-- BEGIN SOURCE DATA --
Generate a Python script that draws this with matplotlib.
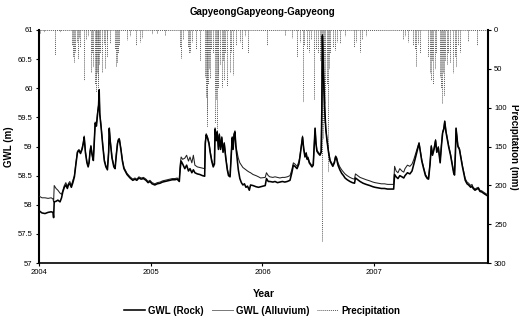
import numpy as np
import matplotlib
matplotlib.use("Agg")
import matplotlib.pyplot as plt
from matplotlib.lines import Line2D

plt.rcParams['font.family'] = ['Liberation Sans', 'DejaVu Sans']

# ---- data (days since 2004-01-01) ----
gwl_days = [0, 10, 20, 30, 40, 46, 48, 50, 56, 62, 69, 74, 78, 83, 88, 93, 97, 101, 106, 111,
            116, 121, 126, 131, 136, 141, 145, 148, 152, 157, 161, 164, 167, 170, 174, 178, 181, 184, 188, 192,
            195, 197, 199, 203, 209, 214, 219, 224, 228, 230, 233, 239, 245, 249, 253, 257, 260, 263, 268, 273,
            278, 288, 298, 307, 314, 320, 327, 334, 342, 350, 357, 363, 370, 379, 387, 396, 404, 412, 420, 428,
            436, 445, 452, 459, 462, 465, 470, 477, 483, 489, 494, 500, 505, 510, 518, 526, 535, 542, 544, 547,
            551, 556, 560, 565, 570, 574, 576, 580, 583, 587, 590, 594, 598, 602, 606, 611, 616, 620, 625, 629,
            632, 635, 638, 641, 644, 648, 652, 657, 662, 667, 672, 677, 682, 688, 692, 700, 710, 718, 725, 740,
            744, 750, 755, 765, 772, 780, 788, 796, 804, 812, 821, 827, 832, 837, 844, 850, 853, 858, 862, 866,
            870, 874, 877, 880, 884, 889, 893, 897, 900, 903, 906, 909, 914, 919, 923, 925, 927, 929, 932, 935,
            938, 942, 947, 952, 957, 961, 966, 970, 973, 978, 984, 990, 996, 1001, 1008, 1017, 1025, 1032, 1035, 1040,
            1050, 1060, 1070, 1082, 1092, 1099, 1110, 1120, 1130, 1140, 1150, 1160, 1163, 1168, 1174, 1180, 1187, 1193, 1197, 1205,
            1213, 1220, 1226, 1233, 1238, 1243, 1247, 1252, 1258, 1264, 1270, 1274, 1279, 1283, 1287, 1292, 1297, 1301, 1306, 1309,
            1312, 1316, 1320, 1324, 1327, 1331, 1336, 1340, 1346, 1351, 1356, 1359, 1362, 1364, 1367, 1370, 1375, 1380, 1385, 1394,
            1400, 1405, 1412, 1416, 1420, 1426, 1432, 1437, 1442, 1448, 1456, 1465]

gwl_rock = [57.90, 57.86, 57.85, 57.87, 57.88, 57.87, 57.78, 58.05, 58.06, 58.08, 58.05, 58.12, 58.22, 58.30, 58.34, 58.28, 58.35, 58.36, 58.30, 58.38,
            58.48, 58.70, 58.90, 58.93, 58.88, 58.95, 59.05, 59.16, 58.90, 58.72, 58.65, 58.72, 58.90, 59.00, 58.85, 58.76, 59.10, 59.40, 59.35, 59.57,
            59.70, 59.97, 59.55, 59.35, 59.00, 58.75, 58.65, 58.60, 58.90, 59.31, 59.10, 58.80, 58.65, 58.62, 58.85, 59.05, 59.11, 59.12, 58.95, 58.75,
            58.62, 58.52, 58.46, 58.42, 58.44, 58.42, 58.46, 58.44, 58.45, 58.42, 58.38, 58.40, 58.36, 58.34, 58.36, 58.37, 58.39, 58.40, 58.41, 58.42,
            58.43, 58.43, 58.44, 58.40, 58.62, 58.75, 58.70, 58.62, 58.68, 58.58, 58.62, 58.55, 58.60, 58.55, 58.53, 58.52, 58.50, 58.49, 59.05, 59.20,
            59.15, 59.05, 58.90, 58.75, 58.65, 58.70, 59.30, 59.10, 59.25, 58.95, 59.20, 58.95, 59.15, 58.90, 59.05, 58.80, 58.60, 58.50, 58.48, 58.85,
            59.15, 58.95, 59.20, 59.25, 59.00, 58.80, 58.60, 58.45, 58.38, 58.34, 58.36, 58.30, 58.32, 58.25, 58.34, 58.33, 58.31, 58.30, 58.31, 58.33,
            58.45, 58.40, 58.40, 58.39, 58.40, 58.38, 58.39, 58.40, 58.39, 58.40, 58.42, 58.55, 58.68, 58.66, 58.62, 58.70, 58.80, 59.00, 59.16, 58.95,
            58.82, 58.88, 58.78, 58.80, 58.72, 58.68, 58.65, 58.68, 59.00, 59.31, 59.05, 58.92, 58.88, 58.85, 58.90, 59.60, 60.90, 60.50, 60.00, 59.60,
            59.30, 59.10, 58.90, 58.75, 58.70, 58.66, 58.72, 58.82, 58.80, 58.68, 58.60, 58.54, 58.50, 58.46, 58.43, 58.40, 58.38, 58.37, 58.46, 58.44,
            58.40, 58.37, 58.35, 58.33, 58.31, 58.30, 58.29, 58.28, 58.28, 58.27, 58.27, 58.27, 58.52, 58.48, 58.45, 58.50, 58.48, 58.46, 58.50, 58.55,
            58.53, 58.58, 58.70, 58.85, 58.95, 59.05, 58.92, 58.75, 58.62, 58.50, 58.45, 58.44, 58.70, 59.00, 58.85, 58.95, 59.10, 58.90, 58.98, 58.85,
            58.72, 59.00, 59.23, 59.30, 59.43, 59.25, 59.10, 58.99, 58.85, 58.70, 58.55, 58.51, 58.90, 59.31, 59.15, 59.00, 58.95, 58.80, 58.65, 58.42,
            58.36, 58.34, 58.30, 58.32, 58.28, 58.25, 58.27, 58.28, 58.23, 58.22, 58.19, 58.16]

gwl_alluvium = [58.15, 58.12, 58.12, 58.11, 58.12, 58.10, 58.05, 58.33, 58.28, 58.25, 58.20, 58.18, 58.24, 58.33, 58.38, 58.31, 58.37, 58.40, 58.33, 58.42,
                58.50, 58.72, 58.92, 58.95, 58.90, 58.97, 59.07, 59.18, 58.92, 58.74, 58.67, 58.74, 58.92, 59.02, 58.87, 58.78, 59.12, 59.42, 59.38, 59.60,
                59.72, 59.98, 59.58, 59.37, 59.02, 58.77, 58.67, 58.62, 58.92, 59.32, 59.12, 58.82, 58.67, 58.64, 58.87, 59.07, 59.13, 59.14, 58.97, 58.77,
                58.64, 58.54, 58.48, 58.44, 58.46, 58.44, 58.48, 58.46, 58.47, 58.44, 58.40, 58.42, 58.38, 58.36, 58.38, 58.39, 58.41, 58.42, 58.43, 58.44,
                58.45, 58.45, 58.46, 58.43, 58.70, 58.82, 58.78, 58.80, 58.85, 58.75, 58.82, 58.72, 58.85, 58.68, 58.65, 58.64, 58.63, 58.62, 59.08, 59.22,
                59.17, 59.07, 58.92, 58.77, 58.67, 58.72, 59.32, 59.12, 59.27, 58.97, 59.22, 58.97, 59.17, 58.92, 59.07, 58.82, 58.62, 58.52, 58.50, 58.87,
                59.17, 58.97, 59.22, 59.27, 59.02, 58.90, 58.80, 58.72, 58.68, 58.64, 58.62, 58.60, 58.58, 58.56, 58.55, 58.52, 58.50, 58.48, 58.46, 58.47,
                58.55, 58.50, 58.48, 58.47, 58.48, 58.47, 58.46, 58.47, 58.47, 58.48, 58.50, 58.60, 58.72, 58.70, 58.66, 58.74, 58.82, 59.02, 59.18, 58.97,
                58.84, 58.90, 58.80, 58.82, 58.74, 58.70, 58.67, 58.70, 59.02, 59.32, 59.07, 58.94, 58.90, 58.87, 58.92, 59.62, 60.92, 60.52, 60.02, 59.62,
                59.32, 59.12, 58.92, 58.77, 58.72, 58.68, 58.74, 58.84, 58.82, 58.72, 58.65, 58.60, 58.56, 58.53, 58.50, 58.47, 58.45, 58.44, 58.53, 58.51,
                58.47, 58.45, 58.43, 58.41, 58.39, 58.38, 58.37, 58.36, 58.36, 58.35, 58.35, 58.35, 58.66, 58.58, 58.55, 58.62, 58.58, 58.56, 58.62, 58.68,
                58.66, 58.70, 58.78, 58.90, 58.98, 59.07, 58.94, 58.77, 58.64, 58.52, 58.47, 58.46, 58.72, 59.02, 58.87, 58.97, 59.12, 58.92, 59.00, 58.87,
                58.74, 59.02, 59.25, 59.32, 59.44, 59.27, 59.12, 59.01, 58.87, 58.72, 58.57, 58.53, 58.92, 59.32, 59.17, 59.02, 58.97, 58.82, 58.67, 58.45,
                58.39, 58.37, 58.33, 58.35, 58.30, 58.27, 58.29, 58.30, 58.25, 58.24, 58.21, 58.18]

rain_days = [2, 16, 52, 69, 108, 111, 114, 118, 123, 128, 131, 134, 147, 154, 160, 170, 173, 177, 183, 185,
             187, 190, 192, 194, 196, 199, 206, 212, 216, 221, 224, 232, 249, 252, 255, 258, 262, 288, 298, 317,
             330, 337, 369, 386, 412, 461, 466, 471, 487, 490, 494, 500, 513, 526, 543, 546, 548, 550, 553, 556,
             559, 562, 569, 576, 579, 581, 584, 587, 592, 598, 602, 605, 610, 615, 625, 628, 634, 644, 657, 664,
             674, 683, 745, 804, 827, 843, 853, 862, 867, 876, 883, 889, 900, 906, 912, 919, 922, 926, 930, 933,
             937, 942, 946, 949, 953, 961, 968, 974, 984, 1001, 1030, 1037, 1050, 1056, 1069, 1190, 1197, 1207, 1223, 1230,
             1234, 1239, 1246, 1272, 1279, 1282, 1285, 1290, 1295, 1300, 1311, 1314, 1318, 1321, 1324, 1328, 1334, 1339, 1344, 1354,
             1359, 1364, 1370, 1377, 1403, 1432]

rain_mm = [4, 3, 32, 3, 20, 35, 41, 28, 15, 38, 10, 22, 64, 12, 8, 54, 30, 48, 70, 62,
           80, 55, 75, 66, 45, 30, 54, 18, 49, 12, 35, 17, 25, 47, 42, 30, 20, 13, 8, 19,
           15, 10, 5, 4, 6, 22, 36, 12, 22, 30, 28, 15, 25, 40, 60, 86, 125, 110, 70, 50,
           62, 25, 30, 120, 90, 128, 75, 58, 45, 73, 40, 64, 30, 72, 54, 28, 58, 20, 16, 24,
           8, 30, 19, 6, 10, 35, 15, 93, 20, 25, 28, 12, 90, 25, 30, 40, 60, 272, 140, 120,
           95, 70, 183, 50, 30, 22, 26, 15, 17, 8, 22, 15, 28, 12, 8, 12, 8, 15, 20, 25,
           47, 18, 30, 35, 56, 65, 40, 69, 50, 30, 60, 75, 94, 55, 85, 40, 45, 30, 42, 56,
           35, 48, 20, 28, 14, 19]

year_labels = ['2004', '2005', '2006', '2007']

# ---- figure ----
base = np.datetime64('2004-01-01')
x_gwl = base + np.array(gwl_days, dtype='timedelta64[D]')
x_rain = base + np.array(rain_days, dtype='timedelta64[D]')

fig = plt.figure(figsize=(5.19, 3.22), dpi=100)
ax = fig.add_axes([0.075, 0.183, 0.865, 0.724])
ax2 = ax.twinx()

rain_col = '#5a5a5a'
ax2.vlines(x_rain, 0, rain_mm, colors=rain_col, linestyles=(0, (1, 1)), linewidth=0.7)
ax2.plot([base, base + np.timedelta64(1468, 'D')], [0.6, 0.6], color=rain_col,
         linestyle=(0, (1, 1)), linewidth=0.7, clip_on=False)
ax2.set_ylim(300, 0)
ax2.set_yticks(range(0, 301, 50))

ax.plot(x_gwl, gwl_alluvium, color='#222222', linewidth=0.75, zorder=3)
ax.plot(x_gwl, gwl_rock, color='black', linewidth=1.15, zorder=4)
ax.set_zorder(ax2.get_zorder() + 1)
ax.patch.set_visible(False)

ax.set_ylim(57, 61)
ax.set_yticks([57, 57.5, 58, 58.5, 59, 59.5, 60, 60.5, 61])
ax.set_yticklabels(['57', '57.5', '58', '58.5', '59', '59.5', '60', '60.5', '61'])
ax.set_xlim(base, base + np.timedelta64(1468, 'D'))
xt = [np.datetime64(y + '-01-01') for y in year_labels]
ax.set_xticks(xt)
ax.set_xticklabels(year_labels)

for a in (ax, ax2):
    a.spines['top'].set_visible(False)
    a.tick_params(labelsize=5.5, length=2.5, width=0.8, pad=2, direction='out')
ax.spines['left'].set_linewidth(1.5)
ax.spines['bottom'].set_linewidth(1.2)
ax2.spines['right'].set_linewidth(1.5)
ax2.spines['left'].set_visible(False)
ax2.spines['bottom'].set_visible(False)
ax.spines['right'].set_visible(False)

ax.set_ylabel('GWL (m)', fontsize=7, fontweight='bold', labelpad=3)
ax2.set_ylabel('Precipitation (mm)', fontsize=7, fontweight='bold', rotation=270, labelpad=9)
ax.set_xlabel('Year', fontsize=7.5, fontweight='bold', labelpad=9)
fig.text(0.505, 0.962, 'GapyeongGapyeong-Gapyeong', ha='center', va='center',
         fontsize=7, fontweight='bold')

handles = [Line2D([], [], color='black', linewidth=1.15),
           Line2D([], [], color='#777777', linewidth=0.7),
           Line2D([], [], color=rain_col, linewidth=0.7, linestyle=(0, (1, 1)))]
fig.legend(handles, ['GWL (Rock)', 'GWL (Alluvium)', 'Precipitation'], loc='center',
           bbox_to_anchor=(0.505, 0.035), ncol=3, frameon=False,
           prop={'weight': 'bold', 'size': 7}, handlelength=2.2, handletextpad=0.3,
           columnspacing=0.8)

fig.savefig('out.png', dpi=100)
-- END SOURCE DATA --
TASK DESCRIPTION | Leave the pictures out and please restate exactly the lines running from the start of the material through the one with "plt.rcParams['font.family'] = ['Liberation".

ANSWER TO THIS EXERCISE |
Generate a Python script that draws this with matplotlib.
import numpy as np
import matplotlib
matplotlib.use("Agg")
import matplotlib.pyplot as plt
from matplotlib.lines import Line2D

plt.rcParams['font.family'] = ['Liberation Sans', 'DejaVu Sans']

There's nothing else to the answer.